Mechanism of selective and complete oxidation in La2O3-catalyzed oxidative coupling of methane

Abstract

Periodic density functional theory (DFT) calculations were performed to study the evolution of surface oxygen species on a La₂O₃ catalyst during the oxidative coupling of methane (OCM) reaction, and to establish the catalytic mechanism of the selective and complete oxidation of CH₄. The lattice oxygen (O²⁻) site on the stoichiometric La₂O₃ surface activates CH₄via heterolytic C–H bond cleavage to yield CH₃⁻ and H⁺ fragments, which bind to surface Lewis acid (La³⁺) and Brønsted base (O²⁻) sites, respectively. In the presence of the H⁺ fragment, the CH₃⁻ fragment binds quite strongly to the above La₂O₃ surface, but O₂ adsorption facilitates its desorption as a gaseous CH₃ radical at relatively low reaction temperatures, while molecular O₂ adsorbed at the La³⁺ site becomes a superoxo radical (O₂˙⁻) species. This O₂˙⁻ species reacts with a second CH₄ molecule via direct H abstraction to produce another gaseous CH₃ radical, accompanied by its transformation into a hydrogenperoxo (HO₂⁻) species, which transfers an O atom to a neighboring O²⁻ site and converts the latter into a peroxo (O₂²⁻) site. Whereas CH₄ activation at the O²⁻ site is essentially an acid–base reaction, that at the O₂²⁻ site is clearly a redox reaction, which occurs via an O insertion mechanism to directly form gaseous CH₃OH as further confirmed by our ab initio molecular dynamics (AIMD) calculations.
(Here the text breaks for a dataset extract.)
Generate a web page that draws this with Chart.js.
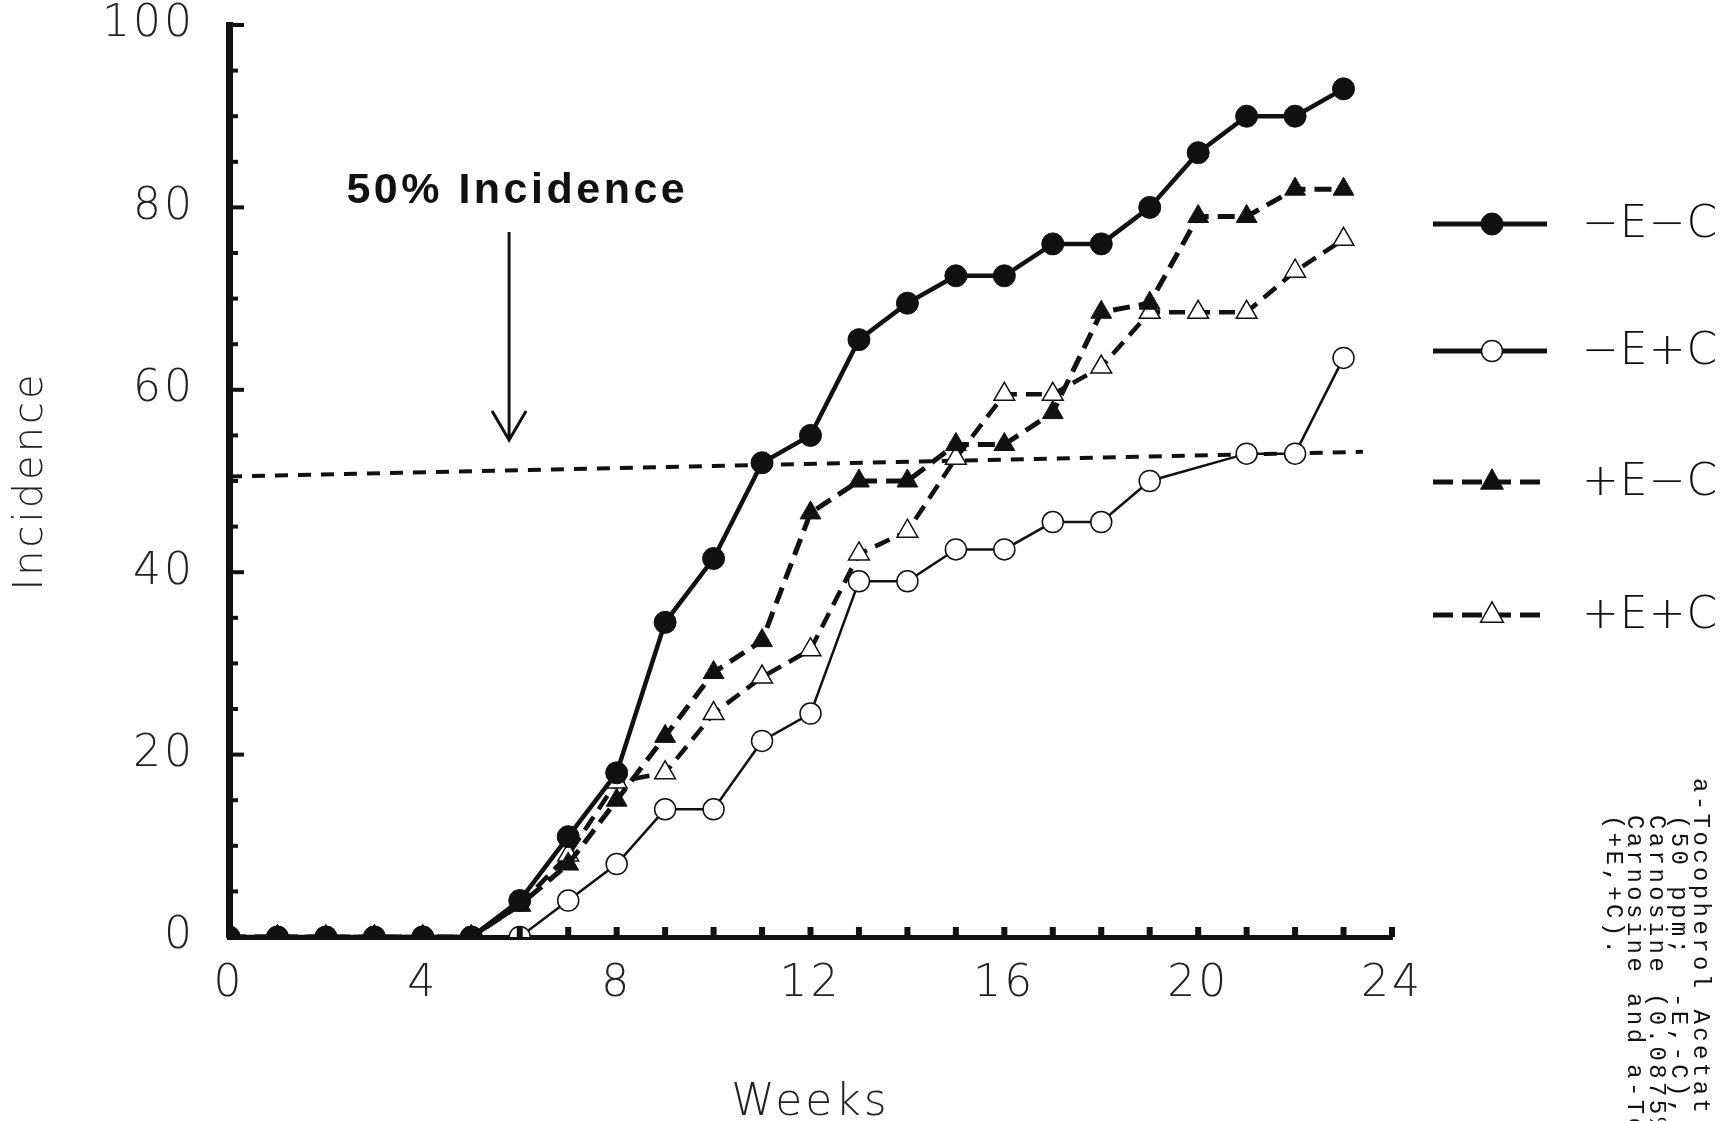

CH₃OH is further oxidized by an additional O₂²⁻ site to yield CO₂ following a similar mechanism, whereas CO may form from dehydrogenation of the CH₂O intermediate at the same site. Thus, the O₂²⁻ site is proposed to be responsible for complete oxidation of CH₄ in the OCM reaction, whereas the O²⁻ and O₂˙⁻ sites are responsible for the formation of gaseous CH₃ radicals and thus C₂ products. Our proposed catalytic mechanism is based on first principles DFT calculations, which gives a comprehensive view of CH₄ interaction with the different oxygen species on the La₂O₃ catalyst surface, and provides critical insights into the possible evolution of surface oxygen species and the detailed surface reaction network.